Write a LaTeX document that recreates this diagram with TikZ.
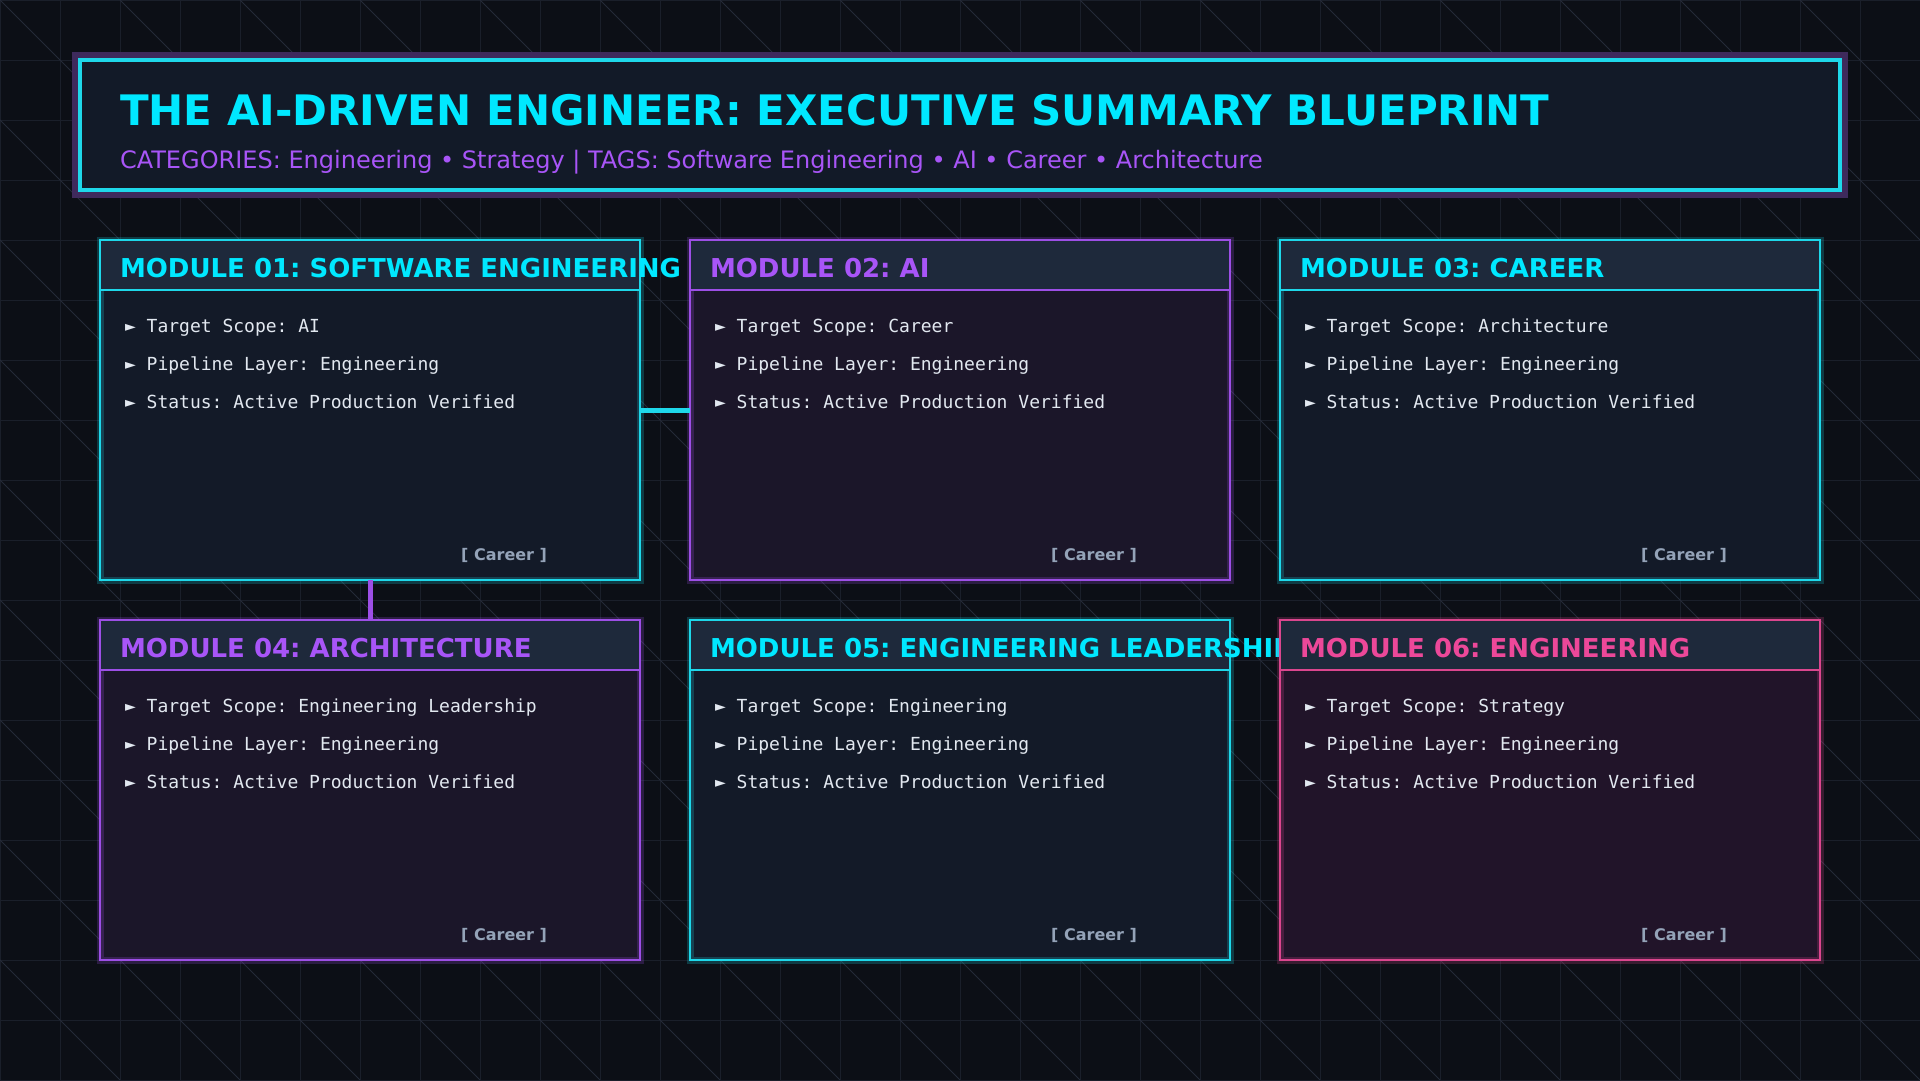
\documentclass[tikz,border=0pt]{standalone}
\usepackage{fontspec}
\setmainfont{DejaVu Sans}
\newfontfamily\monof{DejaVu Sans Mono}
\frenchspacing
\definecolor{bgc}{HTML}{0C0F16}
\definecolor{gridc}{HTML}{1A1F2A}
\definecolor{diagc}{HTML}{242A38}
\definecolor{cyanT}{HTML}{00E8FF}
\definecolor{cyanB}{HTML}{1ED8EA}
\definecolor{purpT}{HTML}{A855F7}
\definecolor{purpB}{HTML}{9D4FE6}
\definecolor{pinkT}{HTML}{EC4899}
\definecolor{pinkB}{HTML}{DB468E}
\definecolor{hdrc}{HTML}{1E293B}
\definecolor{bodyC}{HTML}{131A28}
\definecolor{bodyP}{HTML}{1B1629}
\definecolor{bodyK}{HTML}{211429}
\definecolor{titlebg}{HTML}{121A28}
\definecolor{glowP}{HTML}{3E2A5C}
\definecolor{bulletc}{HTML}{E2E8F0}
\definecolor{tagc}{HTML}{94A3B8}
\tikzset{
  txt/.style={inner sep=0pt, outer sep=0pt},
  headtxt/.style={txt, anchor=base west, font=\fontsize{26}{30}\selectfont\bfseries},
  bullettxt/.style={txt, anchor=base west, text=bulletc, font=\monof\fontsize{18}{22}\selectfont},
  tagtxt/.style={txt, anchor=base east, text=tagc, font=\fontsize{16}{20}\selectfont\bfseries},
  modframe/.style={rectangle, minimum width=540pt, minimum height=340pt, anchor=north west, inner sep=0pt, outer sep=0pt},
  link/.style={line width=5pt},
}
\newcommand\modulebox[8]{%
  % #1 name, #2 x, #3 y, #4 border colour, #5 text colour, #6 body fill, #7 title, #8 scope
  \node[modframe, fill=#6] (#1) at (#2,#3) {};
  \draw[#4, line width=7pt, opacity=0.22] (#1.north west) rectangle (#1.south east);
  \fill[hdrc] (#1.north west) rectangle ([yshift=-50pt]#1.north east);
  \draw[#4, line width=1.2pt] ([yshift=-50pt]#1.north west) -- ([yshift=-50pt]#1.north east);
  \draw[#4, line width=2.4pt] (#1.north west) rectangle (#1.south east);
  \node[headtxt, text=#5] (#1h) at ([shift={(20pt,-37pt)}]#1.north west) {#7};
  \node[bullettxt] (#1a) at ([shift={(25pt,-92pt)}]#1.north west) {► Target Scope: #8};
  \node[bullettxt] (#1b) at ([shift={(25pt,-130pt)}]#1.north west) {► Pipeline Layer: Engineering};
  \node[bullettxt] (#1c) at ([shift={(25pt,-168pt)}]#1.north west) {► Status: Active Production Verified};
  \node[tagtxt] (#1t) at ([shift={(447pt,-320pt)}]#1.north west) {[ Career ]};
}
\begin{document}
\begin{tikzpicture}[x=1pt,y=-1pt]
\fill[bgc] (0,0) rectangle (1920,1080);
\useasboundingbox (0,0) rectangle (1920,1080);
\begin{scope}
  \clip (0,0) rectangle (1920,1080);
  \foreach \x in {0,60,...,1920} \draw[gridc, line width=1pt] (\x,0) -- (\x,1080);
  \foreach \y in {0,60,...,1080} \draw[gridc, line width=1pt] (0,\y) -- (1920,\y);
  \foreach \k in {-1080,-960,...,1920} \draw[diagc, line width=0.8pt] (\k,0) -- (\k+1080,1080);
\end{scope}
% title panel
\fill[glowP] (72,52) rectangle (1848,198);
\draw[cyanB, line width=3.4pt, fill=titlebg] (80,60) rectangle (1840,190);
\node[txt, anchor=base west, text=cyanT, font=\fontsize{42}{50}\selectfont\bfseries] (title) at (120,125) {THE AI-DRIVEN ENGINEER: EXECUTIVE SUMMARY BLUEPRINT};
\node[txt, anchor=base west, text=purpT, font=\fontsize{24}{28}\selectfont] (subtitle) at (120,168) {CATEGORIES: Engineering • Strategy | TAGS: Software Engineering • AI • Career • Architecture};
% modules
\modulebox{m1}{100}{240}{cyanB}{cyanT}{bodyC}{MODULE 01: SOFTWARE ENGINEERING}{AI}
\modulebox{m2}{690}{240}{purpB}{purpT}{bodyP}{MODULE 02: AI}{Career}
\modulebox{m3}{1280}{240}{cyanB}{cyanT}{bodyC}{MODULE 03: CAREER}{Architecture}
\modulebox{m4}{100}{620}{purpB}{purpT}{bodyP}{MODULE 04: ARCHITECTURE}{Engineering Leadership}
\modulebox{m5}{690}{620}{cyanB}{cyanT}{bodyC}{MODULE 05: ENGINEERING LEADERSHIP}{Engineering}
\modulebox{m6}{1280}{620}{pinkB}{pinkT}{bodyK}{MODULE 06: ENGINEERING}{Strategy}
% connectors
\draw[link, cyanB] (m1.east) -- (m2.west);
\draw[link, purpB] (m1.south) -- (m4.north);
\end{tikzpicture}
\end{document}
====
**Your goal:** Quote the material in full and exactly; do not carry over its pictures.

**Task answer:**
Write a LaTeX document that recreates this diagram with TikZ.
\documentclass[tikz,border=0pt]{standalone}
\usepackage{fontspec}
\setmainfont{DejaVu Sans}
\newfontfamily\monof{DejaVu Sans Mono}
\frenchspacing
\definecolor{bgc}{HTML}{0C0F16}
\definecolor{gridc}{HTML}{1A1F2A}
\definecolor{diagc}{HTML}{242A38}
\definecolor{cyanT}{HTML}{00E8FF}
\definecolor{cyanB}{HTML}{1ED8EA}
\definecolor{purpT}{HTML}{A855F7}
\definecolor{purpB}{HTML}{9D4FE6}
\definecolor{pinkT}{HTML}{EC4899}
\definecolor{pinkB}{HTML}{DB468E}
\definecolor{hdrc}{HTML}{1E293B}
\definecolor{bodyC}{HTML}{131A28}
\definecolor{bodyP}{HTML}{1B1629}
\definecolor{bodyK}{HTML}{211429}
\definecolor{titlebg}{HTML}{121A28}
\definecolor{glowP}{HTML}{3E2A5C}
\definecolor{bulletc}{HTML}{E2E8F0}
\definecolor{tagc}{HTML}{94A3B8}
\tikzset{
  txt/.style={inner sep=0pt, outer sep=0pt},
  headtxt/.style={txt, anchor=base west, font=\fontsize{26}{30}\selectfont\bfseries},
  bullettxt/.style={txt, anchor=base west, text=bulletc, font=\monof\fontsize{18}{22}\selectfont},
  tagtxt/.style={txt, anchor=base east, text=tagc, font=\fontsize{16}{20}\selectfont\bfseries},
  modframe/.style={rectangle, minimum width=540pt, minimum height=340pt, anchor=north west, inner sep=0pt, outer sep=0pt},
  link/.style={line width=5pt},
}
\newcommand\modulebox[8]{%
  % #1 name, #2 x, #3 y, #4 border colour, #5 text colour, #6 body fill, #7 title, #8 scope
  \node[modframe, fill=#6] (#1) at (#2,#3) {};
  \draw[#4, line width=7pt, opacity=0.22] (#1.north west) rectangle (#1.south east);
  \fill[hdrc] (#1.north west) rectangle ([yshift=-50pt]#1.north east);
  \draw[#4, line width=1.2pt] ([yshift=-50pt]#1.north west) -- ([yshift=-50pt]#1.north east);
  \draw[#4, line width=2.4pt] (#1.north west) rectangle (#1.south east);
  \node[headtxt, text=#5] (#1h) at ([shift={(20pt,-37pt)}]#1.north west) {#7};
  \node[bullettxt] (#1a) at ([shift={(25pt,-92pt)}]#1.north west) {► Target Scope: #8};
  \node[bullettxt] (#1b) at ([shift={(25pt,-130pt)}]#1.north west) {► Pipeline Layer: Engineering};
  \node[bullettxt] (#1c) at ([shift={(25pt,-168pt)}]#1.north west) {► Status: Active Production Verified};
  \node[tagtxt] (#1t) at ([shift={(447pt,-320pt)}]#1.north west) {[ Career ]};
}
\begin{document}
\begin{tikzpicture}[x=1pt,y=-1pt]
\fill[bgc] (0,0) rectangle (1920,1080);
\useasboundingbox (0,0) rectangle (1920,1080);
\begin{scope}
  \clip (0,0) rectangle (1920,1080);
  \foreach \x in {0,60,...,1920} \draw[gridc, line width=1pt] (\x,0) -- (\x,1080);
  \foreach \y in {0,60,...,1080} \draw[gridc, line width=1pt] (0,\y) -- (1920,\y);
  \foreach \k in {-1080,-960,...,1920} \draw[diagc, line width=0.8pt] (\k,0) -- (\k+1080,1080);
\end{scope}
% title panel
\fill[glowP] (72,52) rectangle (1848,198);
\draw[cyanB, line width=3.4pt, fill=titlebg] (80,60) rectangle (1840,190);
\node[txt, anchor=base west, text=cyanT, font=\fontsize{42}{50}\selectfont\bfseries] (title) at (120,125) {THE AI-DRIVEN ENGINEER: EXECUTIVE SUMMARY BLUEPRINT};
\node[txt, anchor=base west, text=purpT, font=\fontsize{24}{28}\selectfont] (subtitle) at (120,168) {CATEGORIES: Engineering • Strategy | TAGS: Software Engineering • AI • Career • Architecture};
% modules
\modulebox{m1}{100}{240}{cyanB}{cyanT}{bodyC}{MODULE 01: SOFTWARE ENGINEERING}{AI}
\modulebox{m2}{690}{240}{purpB}{purpT}{bodyP}{MODULE 02: AI}{Career}
\modulebox{m3}{1280}{240}{cyanB}{cyanT}{bodyC}{MODULE 03: CAREER}{Architecture}
\modulebox{m4}{100}{620}{purpB}{purpT}{bodyP}{MODULE 04: ARCHITECTURE}{Engineering Leadership}
\modulebox{m5}{690}{620}{cyanB}{cyanT}{bodyC}{MODULE 05: ENGINEERING LEADERSHIP}{Engineering}
\modulebox{m6}{1280}{620}{pinkB}{pinkT}{bodyK}{MODULE 06: ENGINEERING}{Strategy}
% connectors
\draw[link, cyanB] (m1.east) -- (m2.west);
\draw[link, purpB] (m1.south) -- (m4.north);
\end{tikzpicture}
\end{document}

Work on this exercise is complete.